It was a bad day for Baltimore area pitchers on the Orioles' major-league roster.
Righthander Dave Johnson and lefthander Mike Linskey were dropped in moves designed to keep space open for possible maneuvers during the winter meetings, which open in two weeks. At the same time, the Orioles added catcher Cesar Devares, putting the roster at 38, two below the limit.
Yesterday was the last day for major-league clubs to add minor leaguers who otherwise will be available in the Rule V draft.
The biggest move involved Johnson, the unheralded Middle River native who made a late splash in 1989 and was the Orioles' top winner with a 13-9 record a year later. His 4-8 record this past season, with an inflated 7.07 earned run average, led to his being placed on waivers for the purpose of being granted his unconditional release.
"Sometimes," general manager Roland Hemond said, "the year a player had leads to some decisions. We have to make room [on the 40-man roster] if we're going to make moves. We need some spots in case we take a player in the Rule V draft, sign a free agent or possibly make a multi-player trade."
Though the Orioles' decision was not totally unexpected, it came as an obvious disappointment for Johnson. "I've been around long enough to know it's not the end of the world," he said. "I've been released before, and I think things will work out for the best.
"I'm just disappointed it came to this. I was hoping to get the opportunity to redeem myself next year. What success I've had in the big leagues has been here, and this is a club that needs pitching.
"I was hoping to be part of the success story next year. I was really looking forward to being here when the new park opens, but that can't happen now -- unless I end up with Cleveland [the Orioles' opening day opponent April 6]."
It is possible that Johnson could still end up in spring training camp with the Orioles, but baseball rules would prohibit him being placed on the major-league roster before May 15.
"I told him that if things didn't work out to his satisfaction to feel free to call me and we could invite him to camp," said Hemond. "But, if you think it's a possibility down the road, it's better to do these things now rather than wait. It gives the player more time to explore his options."
Linskey's situation is similar, yet different from Johnson's. The Orioles had hoped to outright him to their Triple A Rochester roster, but had to put him on waivers to do so.
The San Diego Padres, with whom former Orioles scouting director John Barr is now employed, claimed Linskey, who benefits because he remains on a major-league roster. After earning a promotion on the strength of a 14-10 year in 1990 (7-1, 1.47 at Double A Hagerstown, 7-9, 3.58 at Rochester), Linskey struggled throughout last season. He was 1-5 (7.24) at Rochester before finishing the year at Hagerstown (6-5, 4.46).
The final addition to the Orioles' roster before the winter meetings is Devares, a 22-year-old catcher.

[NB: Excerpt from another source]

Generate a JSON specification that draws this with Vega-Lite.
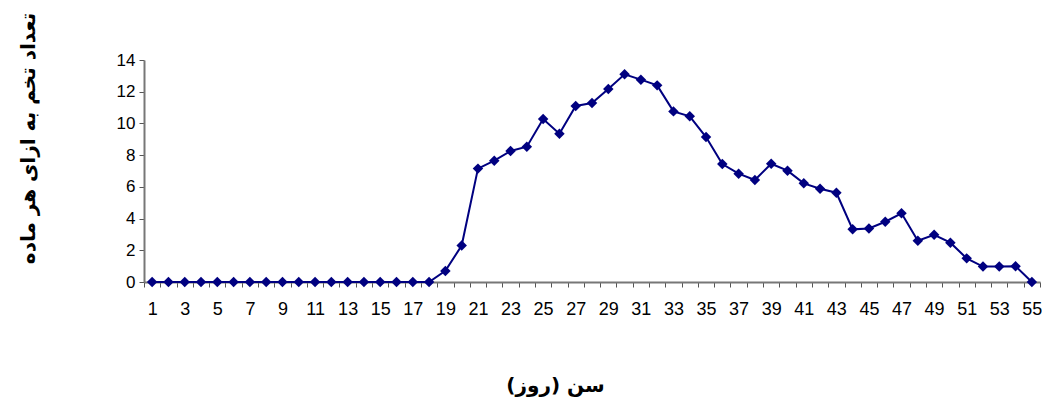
{
  "$schema": "https://vega.github.io/schema/vega-lite/v6.json",
  "width": 896,
  "height": 222,
  "autosize": {"type": "none"},
  "padding": {"left": 144, "top": 60, "right": 2, "bottom": 121},
  "background": "white",
  "config": {"view": {"stroke": null}, "font": "Liberation Sans"},
  "data": {"values": [
    {"day": 1, "eggs": 0}, {"day": 2, "eggs": 0}, {"day": 3, "eggs": 0}, {"day": 4, "eggs": 0},
    {"day": 5, "eggs": 0}, {"day": 6, "eggs": 0}, {"day": 7, "eggs": 0}, {"day": 8, "eggs": 0},
    {"day": 9, "eggs": 0}, {"day": 10, "eggs": 0}, {"day": 11, "eggs": 0}, {"day": 12, "eggs": 0},
    {"day": 13, "eggs": 0}, {"day": 14, "eggs": 0}, {"day": 15, "eggs": 0}, {"day": 16, "eggs": 0},
    {"day": 17, "eggs": 0}, {"day": 18, "eggs": 0}, {"day": 19, "eggs": 0.7}, {"day": 20, "eggs": 2.3},
    {"day": 21, "eggs": 7.15}, {"day": 22, "eggs": 7.65}, {"day": 23, "eggs": 8.26}, {"day": 24, "eggs": 8.53},
    {"day": 25, "eggs": 10.28}, {"day": 26, "eggs": 9.35}, {"day": 27, "eggs": 11.1}, {"day": 28, "eggs": 11.29},
    {"day": 29, "eggs": 12.17}, {"day": 30, "eggs": 13.1}, {"day": 31, "eggs": 12.76}, {"day": 32, "eggs": 12.4},
    {"day": 33, "eggs": 10.76}, {"day": 34, "eggs": 10.45}, {"day": 35, "eggs": 9.14}, {"day": 36, "eggs": 7.44},
    {"day": 37, "eggs": 6.83}, {"day": 38, "eggs": 6.43}, {"day": 39, "eggs": 7.46}, {"day": 40, "eggs": 7.02},
    {"day": 41, "eggs": 6.22}, {"day": 42, "eggs": 5.88}, {"day": 43, "eggs": 5.63}, {"day": 44, "eggs": 3.32},
    {"day": 45, "eggs": 3.38}, {"day": 46, "eggs": 3.8}, {"day": 47, "eggs": 4.33}, {"day": 48, "eggs": 2.6},
    {"day": 49, "eggs": 2.98}, {"day": 50, "eggs": 2.48}, {"day": 51, "eggs": 1.49}, {"day": 52, "eggs": 0.97},
    {"day": 53, "eggs": 0.97}, {"day": 54, "eggs": 0.99}, {"day": 55, "eggs": 0}
  ]},
  "encoding": {
    "x": {
      "field": "day", "type": "ordinal", "sort": null,
      "scale": {"type": "band", "paddingInner": 0, "paddingOuter": 0},
      "axis": {
        "title": "سن (روز)",
        "titleFont": "DejaVu Sans", "titleFontSize": 20, "titleFontWeight": "bold", "titleColor": "black",
        "titleX": 411, "titleY": 103, "titleBaseline": "middle", "titleAnchor": null,
        "labelAngle": 0, "labelFontSize": 18, "labelColor": "black", "labelPadding": 13,
        "labelOverlap": false,
        "labelExpr": "datum.value % 2 == 1 ? datum.label : ''",
        "tickBand": "extent", "tickSize": 5, "tickColor": "#555555",
        "domainColor": "#777777", "domainWidth": 2
      }
    },
    "y": {
      "field": "eggs", "type": "quantitative",
      "scale": {"domain": [0, 14], "nice": false},
      "axis": {
        "title": "تعداد تخم به ازای هر ماده",
        "titleFont": "DejaVu Sans", "titleFontSize": 20, "titleFontWeight": "bold", "titleColor": "black",
        "titleAngle": 270, "titleX": -116, "titleY": 78, "titleBaseline": "middle", "titleAnchor": null,
        "values": [0, 2, 4, 6, 8, 10, 12, 14],
        "grid": false, "labelFontSize": 17, "labelColor": "black", "labelPadding": 4,
        "tickSize": 5, "tickColor": "#555555",
        "domainColor": "#777777", "domainWidth": 2
      }
    }
  },
  "layer": [
    {"mark": {"type": "line", "color": "#000080", "strokeWidth": 2}},
    {"mark": {"type": "point", "shape": "diamond", "filled": true, "color": "#000080", "opacity": 1, "size": 110}}
  ]
}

In his third professional season, Devares hit .251 with three home runs and 29 runs batted in for Single A Frederick last year. He is one of several highly rated defensive catchers in the Orioles' system, having thrown out 47 percent of baserunners attempting to steal last year.
As for Johnson, he will continue to work for the Orioles' Community Relations Department in the offseason. "He's done an outstanding job for us in that department," said Hemond. "He enjoys it and is very enthusiastic about it."
For the last two years Johnson has been in demand for personal appearances, but he admits it will be difficult now. "I guess there will be some uneasy moments the first few times," he said. "I won't be able to say 'we' anymore, because I'm not a part of the team.
"But whether I'm a player or not, I feel a togetherness with the people in that department and will be a representative for the club."